By the 18th century, fairs, originally held for the trading of goods, had become more festive and even rowdy occasions. The attractions included sideshows, freak shows and performers. By the start of the 20th century, these events had become similar to modern funfairs, incorporating attractions and rides. Funfairs are held in some of London’s parks and commons, many of which have been taking place for centuries.
Barnet Horse Fair began in the 16th century. It was originally held twice a year, but today it is an annual event. The sale of horses and other livestock declined during the 20th century, and the funfair is now the main attraction. The fair became so popular that Barnet became cockney rhyming slang for hair (Barnet Fair = hair).
A fair has been held on Hampstead Heath since the late 19th century. It is traditionally held over Easter and other bank holidays. It was extremely popular: 30,000–50,000 people often attended a bank holiday Fair. In 1910, attendance records were broken on Easter Monday when an estimated 200,000 people visited the fair. In 1920, the event attracted royalty when Queen Alexandra drove past to view the Easter Monday festivities and attractions. The fair’s popularity continued during and after the Second World War. By the end of the century, a small permanent fair was established on the nearby Vale of Health.
The Battersea Fun Fair began life in 1951 as the Pleasure Gardens of the Festival of Britain. The fair continued until the mid-1970s, with many attractions and rides such as the Big Dipper rollercoaster and the Water Chute.
In the early 20th century, arcade machines were the precursor to ‘movies’. Mutoscope machines, which worked like a flick book, were many people’s first experience of ‘moving pictures’. The popularity of these machines prompted the first amusement arcades. Previously, just single machines were found in shops or bars.

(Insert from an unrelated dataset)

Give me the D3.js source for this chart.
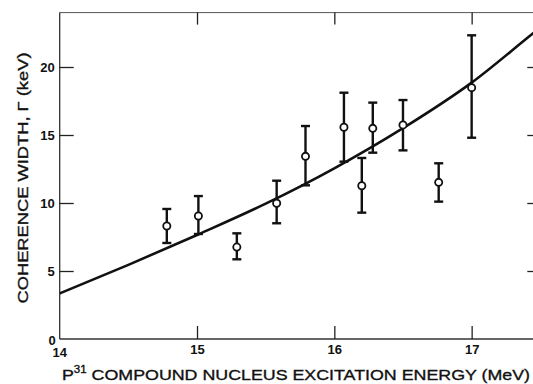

The first permanent amusement arcade in the United Kingdom was opened in 1896 in Upper Street, Islington by George Barren. Popularity for arcade games increased, but during the First World War, manufacture of the machines diminished. However, arcades were still operated during the war by the Barren family, who had premises on the Strand, Coventry Street and in Westminster. Another company that produced slot machines was Wondermatics, in Tottenham, which stopped making arcade machines in 1965.